Leave the pictures out and retype the lines from the beginning through the line with "75.7, 73.2, 73.2];", both ends included.

(Recorded information):
------------------------------------------------------------

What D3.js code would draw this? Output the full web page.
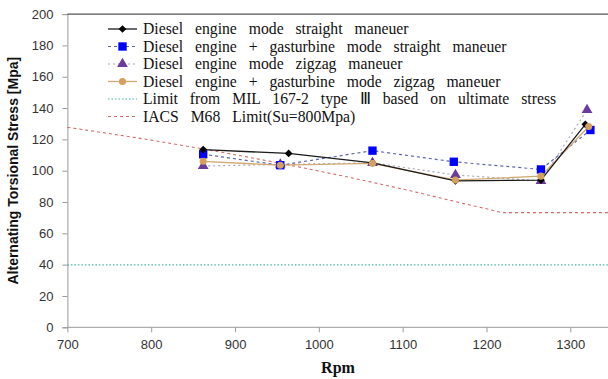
<!DOCTYPE html>
<html><head><meta charset="utf-8">
<script src="https://cdn.jsdelivr.net/npm/d3@7"></script>
<style>body{margin:0;background:#fff}svg{display:block}</style>
</head><body>
<svg id="c" width="608" height="379"></svg>
<script>
const xTicks = [700, 800, 900, 1000, 1100, 1200, 1300];
const yTicks = [0, 20, 40, 60, 80, 100, 120, 140, 160, 180, 200];

const rpmDS = [862, 964, 1064, 1163, 1265, 1318];
const stressDS = [113.5, 111, 105, 93.5, 94, 129.6];
const rpmGS = [862, 954, 1064, 1161, 1265, 1324];
const stressGS = [110.5, 103.5, 112.8, 105.7, 100.8, 126];
const rpmDZ = [862, 954, 1064, 1163, 1265, 1320];
const stressDZ = [103, 104, 105, 97.3, 93.5, 138.8];
const rpmGZ = [862, 954, 1064, 1163, 1265, 1322];
const stressGZ = [106, 103.5, 104.7, 94, 96.5, 128.2];
const rpmMIL = [700, 1345];
const stressMIL = [39.8, 39.8];
const rpmIACS = [700, 800, 900, 1000, 1100, 1200, 1222, 1345];
const stressIACS = [127.7, 119.5, 110.2, 99.8, 88.3, 75.7, 73.2, 73.2];

const seriesNames = [
  "Diesel engine mode straight maneuer",
  "Diesel engine + gasturbine mode straight maneuer",
  "Diesel engine mode zigzag maneuer",
  "Diesel engine + gasturbine mode zigzag maneuer",
  "Limit from MIL 167-2 type Ⅲ based on ultimate stress",
  "IACS M68 Limit(Su=800Mpa)"
];

const svg = d3.select("#c");
const x = d3.scaleLinear().domain([700, 1345]).range([67.4, 608]);
const y = d3.scaleLinear().domain([0, 200]).range([327.3, 14.1]);

// axes
const gx = svg.append("g").attr("transform", `translate(0,${y(0)})`)
  .call(d3.axisBottom(x).tickValues(xTicks).tickSize(5).tickPadding(7).tickFormat(d3.format("d")));
gx.select(".domain").attr("stroke", "#9a9a9a").attr("d", `M${x(700)},0H608`);
gx.selectAll(".tick line").attr("stroke", "#9a9a9a");
gx.selectAll("text").attr("font-family", "Arial, 'Liberation Sans', sans-serif").attr("font-size", 13).attr("fill", "#333");

const gy = svg.append("g").attr("transform", `translate(${x(700)},0)`)
  .call(d3.axisLeft(y).tickValues(yTicks).tickSize(5).tickPadding(9));
gy.select(".domain").attr("stroke", "#9a9a9a");
gy.selectAll(".tick line").attr("stroke", "#9a9a9a");
gy.selectAll("text").attr("font-family", "Arial, 'Liberation Sans', sans-serif").attr("font-size", 13).attr("fill", "#333");

// top border
svg.append("line").attr("x1", x(700)).attr("x2", 608).attr("y1", y(200)).attr("y2", y(200))
  .attr("stroke", "#555").attr("stroke-width", 1.2);

// titles
svg.append("text").attr("transform", `translate(18,${(y(0)+y(200))/2}) rotate(-90)`)
  .attr("text-anchor", "middle").attr("font-family", "Arial, 'Liberation Sans', sans-serif")
  .attr("font-weight", "bold").attr("font-size", 14).attr("fill", "#111")
  .text("Alternating Torsional Stress [Mpa]");
svg.append("text").attr("x", 338).attr("y", 373).attr("text-anchor", "middle")
  .attr("font-family", "'Liberation Serif', 'Times New Roman', serif").attr("font-weight", "bold")
  .attr("font-size", 16).attr("fill", "#111").text("Rpm");

const line = d3.line().x(d => x(d[0])).y(d => y(d[1]));
const zipP = (a, b) => a.map((v, i) => [v, b[i]]);

const styles = [
  {stroke: "#1a1a1a", dash: null, w: 1.3, sym: d3.symbolSquare, size: 30, rot: 45, fill: "#000"},
  {stroke: "#5a66b4", dash: "3,3", w: 1.2, sym: d3.symbolSquare, size: 70, rot: 0, fill: "#0000ff"},
  {stroke: "#a8a8b8", dash: "2,3", w: 1.2, sym: d3.symbolTriangle, size: 50, rot: 0, fill: "#6a3a9c"},
  {stroke: "#d0a870", dash: null, w: 1.3, sym: d3.symbolCircle, size: 40, rot: 0, fill: "#d4a060"},
  {stroke: "#49b8a4", dash: "1.5,2", w: 1.2},
  {stroke: "#d46a6a", dash: "3,3", w: 1.1}
];

const data = [
  zipP(rpmDS, stressDS), zipP(rpmGS, stressGS), zipP(rpmDZ, stressDZ),
  zipP(rpmGZ, stressGZ), zipP(rpmMIL, stressMIL), zipP(rpmIACS, stressIACS)
];

// limit lines first
svg.append("path").datum(data[5]).attr("d", d3.line().x(d => x(d[0])).y(d => y(d[1])).curve(d3.curveMonotoneX))
  .attr("fill", "none").attr("stroke", styles[5].stroke).attr("stroke-width", styles[5].w)
  .attr("stroke-dasharray", styles[5].dash);
svg.append("path").datum(data[4]).attr("d", line)
  .attr("fill", "none").attr("stroke", styles[4].stroke).attr("stroke-width", styles[4].w)
  .attr("stroke-dasharray", styles[4].dash);

[2, 1, 3, 0].forEach(i => {
  const s = styles[i];
  svg.append("path").datum(data[i]).attr("d", line)
    .attr("fill", "none").attr("stroke", s.stroke).attr("stroke-width", s.w)
    .attr("stroke-dasharray", s.dash);
});
[2, 1, 0, 3].forEach(i => {
  const s = styles[i];
  svg.append("g").selectAll("path").data(data[i]).join("path")
    .attr("transform", d => `translate(${x(d[0])},${y(d[1])}) rotate(${s.rot})`)
    .attr("d", d3.symbol().type(s.sym).size(s.size)).attr("fill", s.fill);
});

// legend
const rowY = [29, 46.5, 64, 81.5, 99, 116.5];
const lg = svg.append("g");
seriesNames.forEach((name, i) => {
  const s = styles[i];
  const cy = rowY[i];
  lg.append("line").attr("x1", 108).attr("x2", 137).attr("y1", cy).attr("y2", cy)
    .attr("stroke", s.stroke).attr("stroke-width", s.w).attr("stroke-dasharray", s.dash);
  if (s.sym) {
    lg.append("path").attr("transform", `translate(122.5,${cy}) rotate(${s.rot})`)
      .attr("d", d3.symbol().type(s.sym).size(s.size)).attr("fill", s.fill);
  }
  lg.append("text").attr("x", 143).attr("y", cy + 5)
    .attr("font-family", "'Liberation Serif', 'Times New Roman', serif")
    .attr("font-size", 15.7).attr("word-spacing", 8).attr("fill", "#111").text(name);
});
</script>
</body></html>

------------------------------------------------------------

(Exercise response):
What D3.js code would draw this? Output the full web page.
<!DOCTYPE html>
<html><head><meta charset="utf-8">
<script src="https://cdn.jsdelivr.net/npm/d3@7"></script>
<style>body{margin:0;background:#fff}svg{display:block}</style>
</head><body>
<svg id="c" width="608" height="379"></svg>
<script>
const xTicks = [700, 800, 900, 1000, 1100, 1200, 1300];
const yTicks = [0, 20, 40, 60, 80, 100, 120, 140, 160, 180, 200];

const rpmDS = [862, 964, 1064, 1163, 1265, 1318];
const stressDS = [113.5, 111, 105, 93.5, 94, 129.6];
const rpmGS = [862, 954, 1064, 1161, 1265, 1324];
const stressGS = [110.5, 103.5, 112.8, 105.7, 100.8, 126];
const rpmDZ = [862, 954, 1064, 1163, 1265, 1320];
const stressDZ = [103, 104, 105, 97.3, 93.5, 138.8];
const rpmGZ = [862, 954, 1064, 1163, 1265, 1322];
const stressGZ = [106, 103.5, 104.7, 94, 96.5, 128.2];
const rpmMIL = [700, 1345];
const stressMIL = [39.8, 39.8];
const rpmIACS = [700, 800, 900, 1000, 1100, 1200, 1222, 1345];
const stressIACS = [127.7, 119.5, 110.2, 99.8, 88.3, 75.7, 73.2, 73.2];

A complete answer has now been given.